Весь издевательский смысл этой надписи я понял значительно позже: сразу же после оглашения приговора я написал почти подряд четрыре заявления с просьбой переслать все забранные у меня вещи родителям. Ни на одно я ответа не получил. Следующее заявление я писал уже из срочной тюрьмы, и на него через два месяца я получил ответ, тоже напечатанный типографским способом, только с проставлением моей фамилии и т. д. Он гласил: «Все ваши изъятые при аресте вещи, ввиду несвоевременного востребования и истечения срока хранения, перешли в собственность государства».

Покончив с вещами, меня повели в другие помещения для дальнейшего оформления. После заполнения подробнейшей (вплоть до фамилий бабушек и дедушек) анкеты я должен был впервые в жизни, как говорили урки, «сыграть на рояле». С меня сняли отпечатки пальцев (впоследствии такую операцию со мною повторяли раз пять, почти при каждом переводе из одного места в другое). Отпечатки снимались весьма тщательно: надзиратель брал мою руку, плотно прижимал ее к плоскости, смоченной черной краской, и аккуратно клал на специальный бланк, где оставался четкий след всей ладони. Потом в специальных квадратах того же бланка делались отпечатки каждого пальца в отдельности. То же самое и с другой рукой.

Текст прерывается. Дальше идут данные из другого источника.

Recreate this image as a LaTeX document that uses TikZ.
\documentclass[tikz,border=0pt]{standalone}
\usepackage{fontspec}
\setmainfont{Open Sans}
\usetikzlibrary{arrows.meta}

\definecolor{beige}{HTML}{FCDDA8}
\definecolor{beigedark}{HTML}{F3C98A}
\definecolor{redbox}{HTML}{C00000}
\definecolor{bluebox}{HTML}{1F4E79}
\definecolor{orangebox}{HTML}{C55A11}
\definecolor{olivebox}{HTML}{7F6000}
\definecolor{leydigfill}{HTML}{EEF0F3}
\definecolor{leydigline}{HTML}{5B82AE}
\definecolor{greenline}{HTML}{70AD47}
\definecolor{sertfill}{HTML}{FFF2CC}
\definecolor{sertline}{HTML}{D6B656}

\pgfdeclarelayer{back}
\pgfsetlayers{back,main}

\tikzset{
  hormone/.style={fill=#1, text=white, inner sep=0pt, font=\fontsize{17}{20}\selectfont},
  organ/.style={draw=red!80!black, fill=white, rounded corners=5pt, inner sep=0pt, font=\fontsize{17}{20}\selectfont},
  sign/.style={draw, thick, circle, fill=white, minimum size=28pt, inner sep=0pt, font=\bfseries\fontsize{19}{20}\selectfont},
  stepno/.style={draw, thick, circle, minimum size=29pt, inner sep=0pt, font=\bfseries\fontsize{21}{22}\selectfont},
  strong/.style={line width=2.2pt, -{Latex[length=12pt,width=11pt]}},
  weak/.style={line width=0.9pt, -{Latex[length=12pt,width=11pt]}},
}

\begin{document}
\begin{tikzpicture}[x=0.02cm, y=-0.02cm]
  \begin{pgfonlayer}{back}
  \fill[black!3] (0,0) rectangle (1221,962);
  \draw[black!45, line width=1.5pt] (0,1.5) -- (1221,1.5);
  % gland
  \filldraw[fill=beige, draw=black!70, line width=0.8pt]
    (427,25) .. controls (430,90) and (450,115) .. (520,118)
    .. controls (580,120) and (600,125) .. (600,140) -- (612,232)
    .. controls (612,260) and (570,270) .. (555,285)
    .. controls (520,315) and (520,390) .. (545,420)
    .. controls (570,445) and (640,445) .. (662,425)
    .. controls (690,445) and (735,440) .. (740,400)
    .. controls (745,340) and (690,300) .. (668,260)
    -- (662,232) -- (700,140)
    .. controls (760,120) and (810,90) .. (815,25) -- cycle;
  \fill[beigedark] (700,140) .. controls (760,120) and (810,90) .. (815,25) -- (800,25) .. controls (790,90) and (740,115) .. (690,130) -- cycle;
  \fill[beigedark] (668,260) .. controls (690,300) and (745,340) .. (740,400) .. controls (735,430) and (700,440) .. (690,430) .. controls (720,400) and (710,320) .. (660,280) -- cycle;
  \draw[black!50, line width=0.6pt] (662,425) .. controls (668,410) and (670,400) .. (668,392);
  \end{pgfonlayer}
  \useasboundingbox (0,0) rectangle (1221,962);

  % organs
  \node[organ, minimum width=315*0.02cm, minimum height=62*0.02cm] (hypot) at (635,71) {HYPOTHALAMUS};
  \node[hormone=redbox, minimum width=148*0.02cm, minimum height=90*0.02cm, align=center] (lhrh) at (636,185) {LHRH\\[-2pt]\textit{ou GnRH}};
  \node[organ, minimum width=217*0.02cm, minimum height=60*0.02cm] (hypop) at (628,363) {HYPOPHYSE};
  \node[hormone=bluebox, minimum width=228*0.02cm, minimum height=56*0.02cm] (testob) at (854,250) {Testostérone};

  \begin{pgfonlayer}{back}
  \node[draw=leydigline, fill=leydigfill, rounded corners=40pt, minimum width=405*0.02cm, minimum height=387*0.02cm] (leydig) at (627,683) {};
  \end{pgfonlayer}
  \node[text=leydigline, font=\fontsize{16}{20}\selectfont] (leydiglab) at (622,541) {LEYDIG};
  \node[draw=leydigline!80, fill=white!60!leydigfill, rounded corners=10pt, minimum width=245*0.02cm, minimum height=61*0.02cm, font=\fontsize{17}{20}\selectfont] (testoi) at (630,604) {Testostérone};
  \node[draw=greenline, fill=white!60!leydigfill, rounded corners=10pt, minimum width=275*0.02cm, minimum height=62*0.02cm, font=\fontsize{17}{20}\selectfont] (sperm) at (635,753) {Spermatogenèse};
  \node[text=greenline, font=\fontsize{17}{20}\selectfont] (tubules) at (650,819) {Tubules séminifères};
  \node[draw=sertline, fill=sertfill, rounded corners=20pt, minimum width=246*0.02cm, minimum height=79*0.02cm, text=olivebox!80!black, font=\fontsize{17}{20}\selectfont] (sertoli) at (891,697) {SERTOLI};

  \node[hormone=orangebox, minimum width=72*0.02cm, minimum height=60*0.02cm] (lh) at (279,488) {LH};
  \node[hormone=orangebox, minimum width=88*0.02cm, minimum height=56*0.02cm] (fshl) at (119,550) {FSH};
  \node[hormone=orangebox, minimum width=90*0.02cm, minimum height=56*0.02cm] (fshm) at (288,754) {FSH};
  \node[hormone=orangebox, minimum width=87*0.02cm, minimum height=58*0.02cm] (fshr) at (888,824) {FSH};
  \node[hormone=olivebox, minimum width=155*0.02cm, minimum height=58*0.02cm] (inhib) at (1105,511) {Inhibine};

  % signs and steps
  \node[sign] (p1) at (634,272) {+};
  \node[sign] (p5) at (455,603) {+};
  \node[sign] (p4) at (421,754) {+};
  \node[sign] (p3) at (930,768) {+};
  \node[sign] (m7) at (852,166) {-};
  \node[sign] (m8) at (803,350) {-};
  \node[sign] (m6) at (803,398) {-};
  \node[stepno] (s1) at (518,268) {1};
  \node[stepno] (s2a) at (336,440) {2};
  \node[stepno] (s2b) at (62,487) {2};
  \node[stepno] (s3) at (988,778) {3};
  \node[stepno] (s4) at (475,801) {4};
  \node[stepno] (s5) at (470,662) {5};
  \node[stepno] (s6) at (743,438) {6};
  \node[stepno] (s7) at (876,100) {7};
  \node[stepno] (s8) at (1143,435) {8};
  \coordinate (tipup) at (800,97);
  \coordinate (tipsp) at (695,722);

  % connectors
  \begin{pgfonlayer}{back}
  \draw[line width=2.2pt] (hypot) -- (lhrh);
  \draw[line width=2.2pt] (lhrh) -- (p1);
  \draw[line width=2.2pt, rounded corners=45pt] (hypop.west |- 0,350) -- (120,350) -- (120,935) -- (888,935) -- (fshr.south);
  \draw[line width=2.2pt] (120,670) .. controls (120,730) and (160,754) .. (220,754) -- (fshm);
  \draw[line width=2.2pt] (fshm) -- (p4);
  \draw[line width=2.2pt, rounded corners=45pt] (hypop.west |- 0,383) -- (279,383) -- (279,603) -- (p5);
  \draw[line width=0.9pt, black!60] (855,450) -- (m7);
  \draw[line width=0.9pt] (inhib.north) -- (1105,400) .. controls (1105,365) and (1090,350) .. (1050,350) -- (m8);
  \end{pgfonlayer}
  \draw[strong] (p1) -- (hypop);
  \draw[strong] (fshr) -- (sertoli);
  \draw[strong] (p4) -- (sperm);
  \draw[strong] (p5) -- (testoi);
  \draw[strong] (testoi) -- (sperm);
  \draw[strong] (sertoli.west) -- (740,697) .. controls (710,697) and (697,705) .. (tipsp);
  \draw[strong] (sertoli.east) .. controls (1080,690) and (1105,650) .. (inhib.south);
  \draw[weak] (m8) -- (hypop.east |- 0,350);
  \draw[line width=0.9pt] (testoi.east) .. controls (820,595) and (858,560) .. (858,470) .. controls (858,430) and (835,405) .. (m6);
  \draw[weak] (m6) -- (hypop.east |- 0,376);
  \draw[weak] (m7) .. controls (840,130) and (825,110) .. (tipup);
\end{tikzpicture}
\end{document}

После «игры на рояле» меня обстригли наголо нолевкой и повели фотографироваться. В небольшой комнате стоял весьма солидных размеров фотоаппарат с объективом не менее 20–25 сантиметров в диаметре. Посадили меня на табурет в трех-четырех метрах от аппарата, повесили на грудь табличку с номером моего личного дела, и фотограф сделал снимок в анфас, затем пересадили на 90 градусов, перевесили табличку на плечо и сделали снимок в профиль. Впоследствии мне довелось увидеть эти снимки у следователя. Четкость была просто изумительной, виден был буквально каждый волосок моей недельной щетины (в последний раз я брился еще на пароходе перед прибытием в Феодосию). Из-за этой бороды с фотографии смотрел прямо-таки закоренелый преступник, так и просившийся в тюрьму не менее чем на десять лет, да еще и эта табличка с личным номером – ни дать ни взять, настоящий уголовник!

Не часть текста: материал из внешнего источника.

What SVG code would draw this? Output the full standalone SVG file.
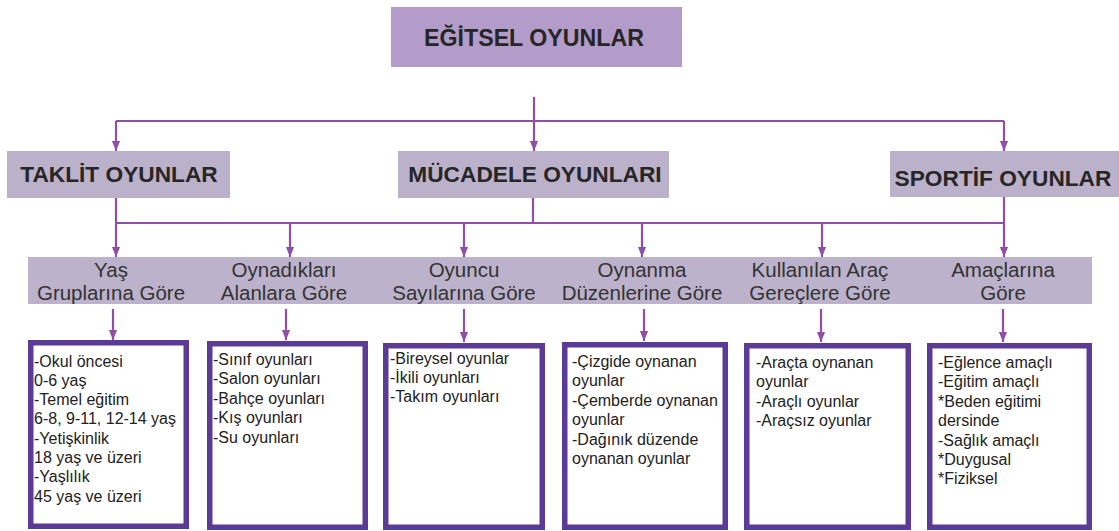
<svg xmlns="http://www.w3.org/2000/svg" width="1119" height="531" viewBox="0 0 1119 531">
<defs>
<style>
.bg{fill:#ffffff}
.top{fill:#b39bca}
.l2{fill:#bcb1ca}
.l3{fill:#bcb2cb}
.box{fill:#ffffff;stroke:#5b3b96;stroke-width:5.5}
.tb{font-family:"Liberation Sans",Arial,sans-serif;font-weight:bold;font-size:22.7px;fill:#262626;text-anchor:middle}
.tt{font-size:23.2px}
.t3{font-family:"Liberation Sans",Arial,sans-serif;font-size:20.5px;fill:#333333;text-anchor:middle}
.tc{font-family:"Liberation Sans",Arial,sans-serif;font-size:16px;fill:#222222}
.ln{fill:none;stroke:#8f4fa8;stroke-width:2.2}
.ar{fill:none;stroke:#8f4fa8;stroke-width:2.2;marker-end:url(#ah)}
</style>
<marker id="ah" markerUnits="userSpaceOnUse" markerWidth="10" markerHeight="10" refX="11" refY="5" orient="auto" viewBox="0 0 11 10">
<path d="M0,0.5 L11,5 L0,9.5 z" fill="#8f4fa8"/>
</marker>
</defs>
<rect class="bg" x="0" y="0" width="1119" height="531"/>

<g id="connectors">
<path class="ln" d="M534,97 V121 M116,121 H1004"/>
<path class="ar" d="M116,121 V151"/>
<path class="ar" d="M534,121 V151"/>
<path class="ar" d="M1004,121 V151"/>
<path class="ln" d="M116,198 V223 M533,198 V223 M1004,197 V223 M116,223 H1004"/>
<path class="ar" d="M116,223 V257"/>
<path class="ar" d="M290,223 V257"/>
<path class="ar" d="M464,223 V257"/>
<path class="ar" d="M642,223 V257"/>
<path class="ar" d="M822,223 V257"/>
<path class="ar" d="M1004,223 V257"/>
<path class="ar" d="M113,309 V340"/>
<path class="ar" d="M286,309 V340"/>
<path class="ar" d="M464,309 V342"/>
<path class="ar" d="M644,309 V341"/>
<path class="ar" d="M821,309 V342"/>
<path class="ar" d="M1003,309 V342"/>
</g>

<g id="egitsel">
<rect class="top" x="391" y="7" width="291" height="60"/>
<text class="tb tt" x="534" y="46">EĞİTSEL OYUNLAR</text>
</g>

<g id="taklit">
<rect class="l2" x="7" y="151" width="223" height="47"/>
<text class="tb" x="119" y="182">TAKLİT OYUNLAR</text>
</g>
<g id="mucadele">
<rect class="l2" x="398" y="151" width="271" height="47"/>
<text class="tb" x="535" y="182">MÜCADELE OYUNLARI</text>
</g>
<g id="sportif">
<rect class="l2" x="890" y="151" width="229" height="46"/>
<text class="tb" x="1003" y="186">SPORTİF OYUNLAR</text>
</g>

<g id="band">
<rect class="l3" x="28" y="257" width="1064" height="47"/>
</g>
<g id="yas">
<text class="t3" x="111" y="276.5">Yaş</text>
<text class="t3" x="111" y="300">Gruplarına Göre</text>
</g>
<g id="alan">
<text class="t3" x="284" y="276.5">Oynadıkları</text>
<text class="t3" x="284" y="300">Alanlara Göre</text>
</g>
<g id="oyuncu">
<text class="t3" x="464" y="276.5">Oyuncu</text>
<text class="t3" x="464" y="300">Sayılarına Göre</text>
</g>
<g id="duzen">
<text class="t3" x="642" y="276.5">Oynanma</text>
<text class="t3" x="642" y="300">Düzenlerine Göre</text>
</g>
<g id="arac">
<text class="t3" x="820" y="276.5">Kullanılan Araç</text>
<text class="t3" x="820" y="300">Gereçlere Göre</text>
</g>
<g id="amac">
<text class="t3" x="1003" y="276.5">Amaçlarına</text>
<text class="t3" x="1003" y="300">Göre</text>
</g>

<g id="box1">
<rect class="box" x="30.75" y="342.75" width="155.5" height="183.5"/>
<text class="tc" x="34" y="366.5">-Okul öncesi</text>
<text class="tc" x="34" y="385.8">0-6 yaş</text>
<text class="tc" x="34" y="405.1">-Temel eğitim</text>
<text class="tc" x="34" y="424.4">6-8, 9-11, 12-14 yaş</text>
<text class="tc" x="34" y="443.7">-Yetişkinlik</text>
<text class="tc" x="34" y="463">18 yaş ve üzeri</text>
<text class="tc" x="34" y="482.3">-Yaşlılık</text>
<text class="tc" x="34" y="501.6">45 yaş ve üzeri</text>
</g>
<g id="box2">
<rect class="box" x="209.75" y="343.75" width="155.5" height="183.5"/>
<text class="tc" x="213" y="364.5">-Sınıf oyunları</text>
<text class="tc" x="213" y="384">-Salon oyunları</text>
<text class="tc" x="213" y="403.5">-Bahçe oyunları</text>
<text class="tc" x="213" y="423">-Kış oyunları</text>
<text class="tc" x="213" y="442.5">-Su oyunları</text>
</g>
<g id="box3">
<rect class="box" x="385.75" y="345.75" width="156.5" height="181.5"/>
<text class="tc" x="390" y="363.5">-Bireysel oyunlar</text>
<text class="tc" x="390" y="382.8">-İkili oyunları</text>
<text class="tc" x="390" y="402.1">-Takım oyunları</text>
</g>
<g id="box4">
<rect class="box" x="564.75" y="344.75" width="160.5" height="182.5"/>
<text class="tc" x="572" y="367">-Çizgide oynanan</text>
<text class="tc" x="572" y="386.4">oyunlar</text>
<text class="tc" x="572" y="405.8">-Çemberde oynanan</text>
<text class="tc" x="572" y="425.2">oyunlar</text>
<text class="tc" x="572" y="444.6">-Dağınık düzende</text>
<text class="tc" x="572" y="464">oynanan oyunlar</text>
</g>
<g id="box5">
<rect class="box" x="746.75" y="345.75" width="161.5" height="181.5"/>
<text class="tc" x="756" y="368">-Araçta oynanan</text>
<text class="tc" x="756" y="387.3">oyunlar</text>
<text class="tc" x="756" y="406.6">-Araçlı oyunlar</text>
<text class="tc" x="756" y="425.9">-Araçsız oyunlar</text>
</g>
<g id="box6">
<rect class="box" x="929.75" y="345.75" width="159.5" height="181.5"/>
<text class="tc" x="938" y="368">-Eğlence amaçlı</text>
<text class="tc" x="938" y="387.4">-Eğitim amaçlı</text>
<text class="tc" x="938" y="406.8">*Beden eğitimi</text>
<text class="tc" x="938" y="426.2">dersinde</text>
<text class="tc" x="938" y="445.6">-Sağlık amaçlı</text>
<text class="tc" x="938" y="465">*Duygusal</text>
<text class="tc" x="938" y="484.4">*Fiziksel</text>
</g>
</svg>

На этом мое оформление можно было считать оконченным.

Оставалась только баня. Надо сказать, что баня на Лубянке была на самом высоком уровне: как предбанник, так и одноместная душевая были выложены плиткой. Поскольку у меня не оказалось своего мыла, мне дали кусочек казенного. Полотенца не полагалось, у меня его тоже не было (не догадался во время досмотра взять из своих вещей, а теперь уже было поздно, все вошло в опись), пришлось вытираться нижним бельем.

После бани надзиратель прочел мне целую лекцию о правилах следования по тюремным переходам. Мне запрещалось: оглядываться, смотреть по сторонам, здороваться со встречными, заглядывать в открытые окна и двери и т. д. и т. п. Все эти предупреждения оказались совершенно напрасными: ни одного человека, кроме дежурных, нам ни разу навстречу не попалось, как и ни одного открытого окна или двери.

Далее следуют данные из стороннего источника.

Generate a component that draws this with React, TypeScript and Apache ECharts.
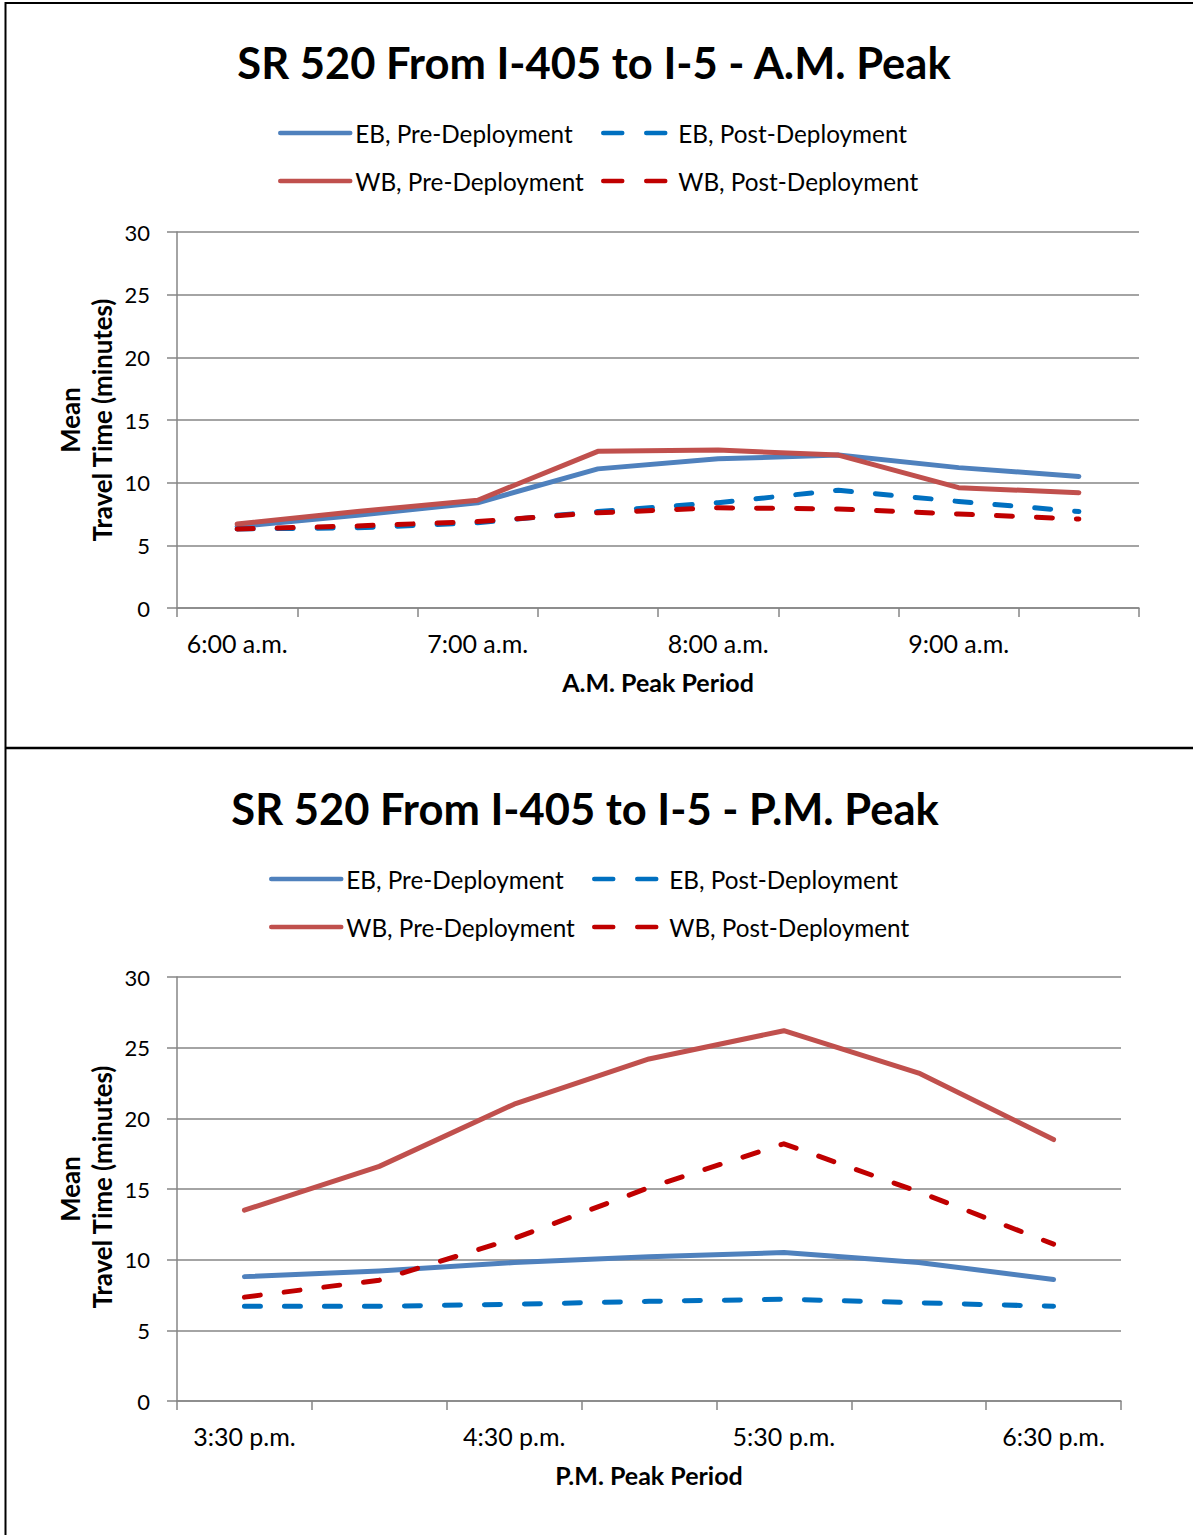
import React, { useEffect, useRef } from 'react';
import * as echarts from 'echarts';

const amCategories = ['6:00 a.m.', '6:30 a.m.', '7:00 a.m.', '7:30 a.m.', '8:00 a.m.', '8:30 a.m.', '9:00 a.m.', '9:30 a.m.'];
const amEbPre = [6.5, 7.4, 8.4, 11.1, 11.9, 12.2, 11.2, 10.5];
const amEbPost = [6.3, 6.4, 6.8, 7.7, 8.4, 9.4, 8.5, 7.7];
const amWbPre = [6.7, 7.7, 8.6, 12.5, 12.6, 12.2, 9.6, 9.2];
const amWbPost = [6.3, 6.55, 6.9, 7.6, 8.0, 7.9, 7.5, 7.1];

const pmCategories = ['3:30 p.m.', '4:00 p.m.', '4:30 p.m.', '5:00 p.m.', '5:30 p.m.', '6:00 p.m.', '6:30 p.m.'];
const pmEbPre = [8.8, 9.2, 9.8, 10.2, 10.5, 9.8, 8.6];
const pmEbPost = [6.7, 6.7, 6.85, 7.05, 7.2, 6.95, 6.7];
const pmWbPre = [13.5, 16.6, 21.0, 24.2, 26.2, 23.2, 18.5];
const pmWbPost = [7.35, 8.55, 11.5, 15.1, 18.2, 14.8, 11.1];

const seriesNames = ['EB, Pre-Deployment', 'EB, Post-Deployment', 'WB, Pre-Deployment', 'WB, Post-Deployment'];
const seriesColors = ['#4F81BD', '#0070C0', '#C0504D', '#C00000'];
const seriesDashed = [false, true, false, true];

const yTicks = { min: 0, max: 30, interval: 5 };

const FONT = 'Lato, "Open Sans", sans-serif';
const GRID_COLOR = '#868686';

export default function App() {
  const ref = useRef<HTMLDivElement>(null);

  useEffect(() => {
    if (!ref.current) return;
    const chart = echarts.init(ref.current, undefined, { renderer: 'svg' });

    const makeSeries = (gridIdx: number, data: number[][]) =>
      data.map((vals, i) => ({
        name: seriesNames[i],
        type: 'line',
        xAxisIndex: gridIdx,
        yAxisIndex: gridIdx,
        data: vals,
        symbol: 'none',
        showSymbol: false,
        smooth: false,
        z: 2 + i,
        lineStyle: {
          color: seriesColors[i],
          width: 5,
          type: seriesDashed[i] ? [16, 24] : 'solid',
          cap: 'round',
          join: 'round',
        },
        itemStyle: { color: seriesColors[i] },
        emphasis: { disabled: true },
      }));

    const xAxisBase = (cats: string[], gridIndex: number, name: string) => ({
      type: 'category',
      gridIndex,
      data: cats,
      boundaryGap: true,
      name,
      nameLocation: 'middle',
      nameGap: 61,
      nameTextStyle: { fontFamily: FONT, fontSize: 25, fontWeight: 'bold', color: '#000' },
      axisLine: { show: true, lineStyle: { color: GRID_COLOR, width: 1.5 } },
      axisTick: { show: true, interval: 0, length: 9, alignWithLabel: false, lineStyle: { color: GRID_COLOR, width: 1.5 } },
      axisLabel: { interval: 1, margin: 22, fontFamily: FONT, fontSize: 25, color: '#000' },
      splitLine: { show: false },
    });

    const yAxisBase = (gridIndex: number) => ({
      type: 'value',
      gridIndex,
      min: yTicks.min,
      max: yTicks.max,
      interval: yTicks.interval,
      axisLine: { show: true, lineStyle: { color: GRID_COLOR, width: 1.5 } },
      axisTick: { show: true, length: 10, lineStyle: { color: GRID_COLOR, width: 1.5 } },
      axisLabel: { margin: 27, fontFamily: FONT, fontSize: 22, color: '#000' },
      splitLine: { show: true, lineStyle: { color: GRID_COLOR, width: 1.5 } },
    });

    const legendBase = (left: number, top: number, names: string[], dashed: boolean) => ({
      orient: 'vertical',
      left,
      top,
      padding: 0,
      itemGap: 24,
      itemWidth: 70,
      itemHeight: 24,
      selectedMode: false,
      data: names,
      itemStyle: { opacity: 0, borderWidth: 0 },
      lineStyle: {
        width: 4.5,
        type: dashed ? [19, 24, 19, 200] : 'solid',
        cap: 'round',
      },
      textStyle: { fontFamily: FONT, fontSize: 24.3, color: '#000', lineHeight: 24 },
    });

    const yTitle = (x: number, y: number, text: string) => ({
      type: 'text',
      x,
      y,
      rotation: Math.PI / 2,
      style: {
        text,
        font: `bold 25.8px ${FONT}`,
        fill: '#000',
        textAlign: 'center',
        textVerticalAlign: 'middle',
        align: 'center',
        verticalAlign: 'middle',
      },
    });

    const option = {
      animation: false,
      backgroundColor: '#fff',
      title: [
        {
          text: 'SR 520 From I-405 to I-5 - A.M. Peak',
          left: 589,
          top: 35,
          textAlign: 'center',
          textStyle: { fontFamily: FONT, fontSize: 43.5, fontWeight: 'bold', color: '#000' },
        },
        {
          text: 'SR 520 From I-405 to I-5 - P.M. Peak',
          left: 580,
          top: 781,
          textAlign: 'center',
          textStyle: { fontFamily: FONT, fontSize: 43.5, fontWeight: 'bold', color: '#000' },
        },
      ],
      legend: [
        legendBase(278, 121, [seriesNames[0], seriesNames[2]], false),
        legendBase(601, 121, [seriesNames[1], seriesNames[3]], true),
        legendBase(269, 867, [seriesNames[0], seriesNames[2]], false),
        legendBase(592, 867, [seriesNames[1], seriesNames[3]], true),
      ],
      grid: [
        { left: 177, top: 232, width: 962, height: 376, containLabel: false },
        { left: 177, top: 977, width: 944, height: 424, containLabel: false },
      ],
      xAxis: [
        xAxisBase(amCategories, 0, 'A.M. Peak Period'),
        xAxisBase(pmCategories, 1, 'P.M. Peak Period'),
      ],
      yAxis: [yAxisBase(0), yAxisBase(1)],
      series: [
        ...makeSeries(0, [amEbPre, amEbPost, amWbPre, amWbPost]),
        ...makeSeries(1, [pmEbPre, pmEbPost, pmWbPre, pmWbPost]),
      ],
      graphic: [
        { type: 'line', shape: { x1: 5.5, y1: 3, x2: 1193, y2: 3 }, style: { stroke: '#000', lineWidth: 2 } },
        { type: 'line', shape: { x1: 5.5, y1: 2, x2: 5.5, y2: 1535 }, style: { stroke: '#000', lineWidth: 2 } },
        { type: 'line', shape: { x1: 5, y1: 748, x2: 1193, y2: 748 }, style: { stroke: '#000', lineWidth: 2.5 } },
        yTitle(70, 420, 'Mean'),
        yTitle(102, 420, 'Travel Time (minutes)'),
        yTitle(70, 1189, 'Mean'),
        yTitle(102, 1187, 'Travel Time (minutes)'),
      ],
    };

    chart.setOption(option as any);
    return () => chart.dispose();
  }, []);

  return (
    <div
      ref={ref}
      style={{ position: 'absolute', left: 0, top: 0, width: 1193, height: 1535, background: '#fff' }}
    />
  );
}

Не надеясь на сознательность подследственных, принимали и другие меры предосторожности: когда предстояло пройти через какой-либо коридор, надзиратель предварительно запирал меня в «конверт» (ниша в стене, закрываемая снаружи светонепроницаемой дверью) и, только убедившись в том, что в коридоре посторонних нет, выпускал меня и вел дальше по коридору. Еще один приемчик во избежание нежелательных встреч: надзиратель, входя в коридор, щелкал пальцами – и надо сказать, что лубянские надзиратели достигли в этом замечательного мастерства. Звук у них получался никак не слабее выстрела из браунинга. Когда я впервые услышал это щелканье, то вздрогнул от неожиданности. Сигнализация такого назначения в разных тюрьмах была различной: в Бутырках, например, стучали ключом по пряжке пояса.